There’s plenty to dig into at this year’s 1-54. Here are four standout presentations to get you started.

Phoebe Boswell, Sapar Contemporary

Phoebe Boswell, I Need to Believe the World is Still Beautiful (2018). Courtesy of 1-54 Contemporary African Art Fair.

One of the fair’s special projects, Phoebe Boswell’s I Need to Believe the World is Still Beautiful combines technology and drawing in way that subverts the notably asymmetrical power dynamics of portraiture. Inspired by Adrian Piper’s iconic “Food for the Spirit” series, in which the artist photographed herself nude while she sequestered herself for days, Boswell’s installation features pencil-on-paper drawings of female-identifying people in the artist’s life—friends, family, fellow artists—all standing nude, holding a QR code. The codes, when translated through an app, reveal images and other information that the subjects chose to represent themselves, including biographical details and even, in one case, a poem. The sitters have the power to change or update the linked information whenever they want.

“The drawings aren’t just these passive objects that sit on a wall that I have offered,” Boswell tells artnet News. “The subjects stand there with their own space and have as much agency as possible to speak directly to the viewer about what they want the viewer to know about them.”

 

Gideon Appah, Gallery 1957

Gideon Appah, Memoirs Through Pokua’s Window (2018). Courtesy of Gallery 1957 and 1-54 Contemporary African Art Fair.

For his solo exhibition at Gallery 1957’s booth, young Ghanaian artist Gideon Appah recreated a familiar space: his grandmother’s house. Push through the wooden beads hanging in the doorway of the booth and you’ll find a variety of artifacts sourced from the home—a threadbare couch, a bar cart, a stack of old family photos, and a basket of home-recorded VHS tapes. Similar quotidian, well-loved objects are represented in drawings and paintings hanging on the walls.

Appah’s work, figurative and laden with expressive gestures, draws from his personal experiences growing up in Accra in the 1980s and ’90s. His collages often incorporate found prints—appropriated posters, family photographs, advertisements—varnished onto canvases and paper. The effect is at once haunting and touching.

 

Ralph Ziman

Ralph Ziman, SPOEK 1 (2016). Photo: Katrina Sorrentino. Courtesy of 1-54 Contemporary African Art Fair.

Parked in the garden outside of the fair is an old Casspir—a heavy-duty weaponized military vehicle used by South African police during the Apartheid.
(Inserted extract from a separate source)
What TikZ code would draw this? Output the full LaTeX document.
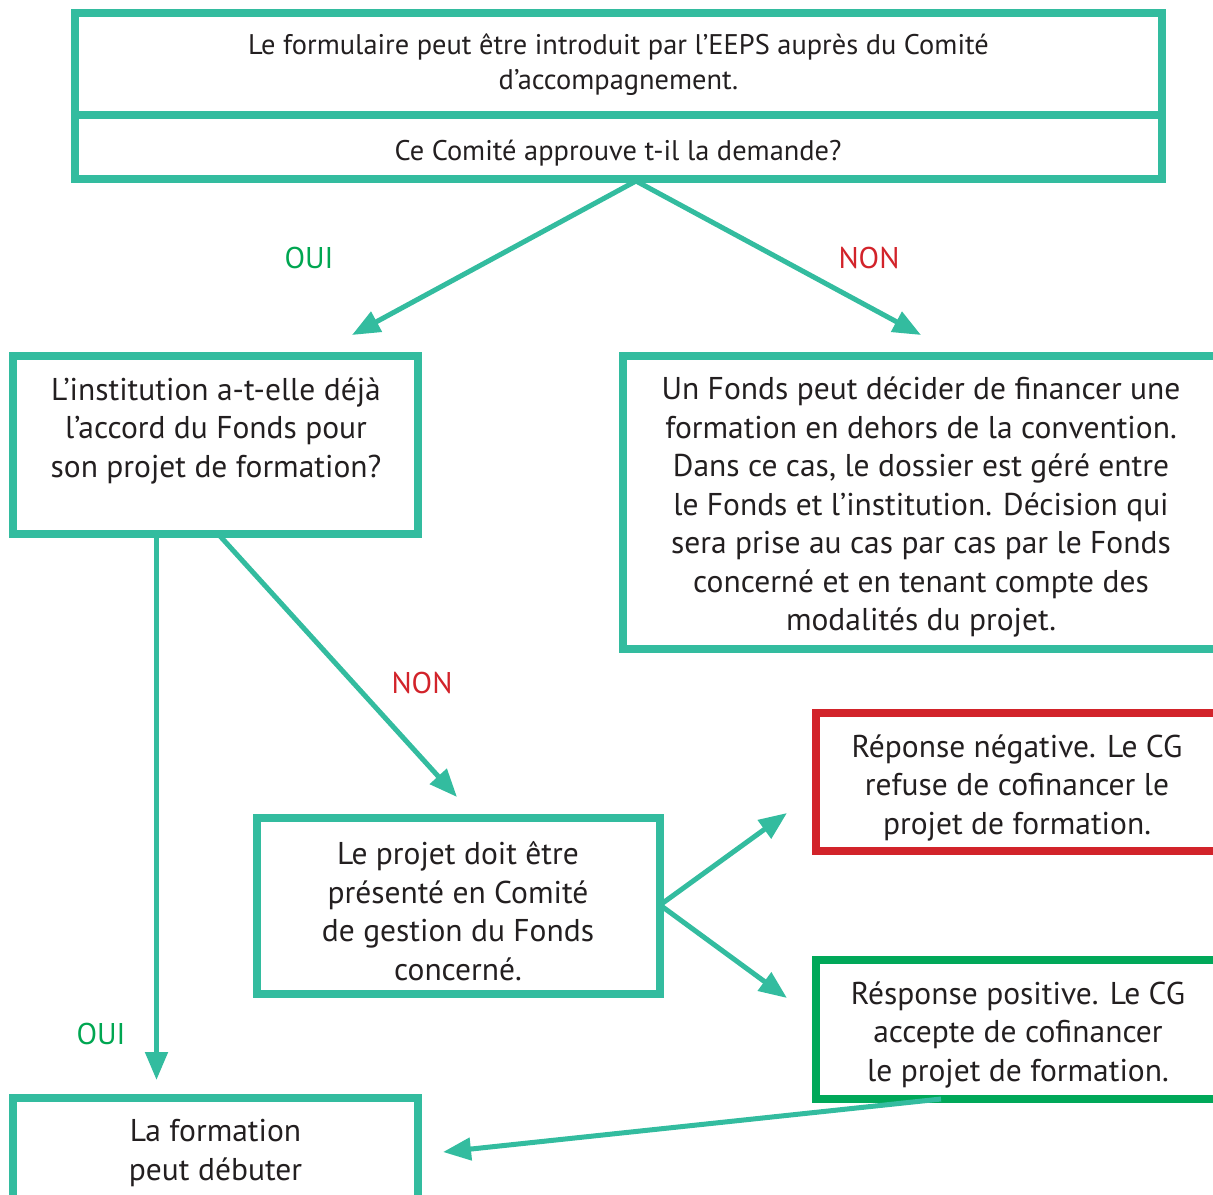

However, this particular tank doesn’t look like others: nearly every inch of its exterior is covered in bright, striped patterning.

The colorful Casspir is a work by South African artist Ralph Ziman, titled SPOEK 1. Ziman worked with 100 local craftsmen to cloak the tank in hand-made glass beans—approximately 70 million, according to the artist (though it’s hard to know how anyone could count that high). In doing so, he explains, they turned an infamous symbol of violence and subjugation into one of cultural pride and collective healing. It’s also, not coincidentally, street-legal. Ziman and his compatriots have taken the vehicle on a couple of short trips now—and each time, he says, people nearby started pulling over to cheer and take pictures.

 

Kassou Seydou, Galerie Cecile Fakhoury

Kassou Seydou, L’Eleveur-de-lapins (2017). Courtesy of Galerie Cécile-Fakhoury.

Kassou Seydou is a Senegalese artist who makes large figurative paintings laden with cultural symbols. The most prominent of those symbols is a swirling circular shape—like a letter from an unknown language—which is repeated ad infinitum across all of his works, functioning as a veil or screen to separate the viewer from the canvas. The bright colors and animated characters are still visible through the intricately patterned surface, but they demand more time to make sense of. Approaching one of these paintings is like peering through an ornate iron fence: After your eyes adjust to the obstacle blocking a full view, the picture becomes clear.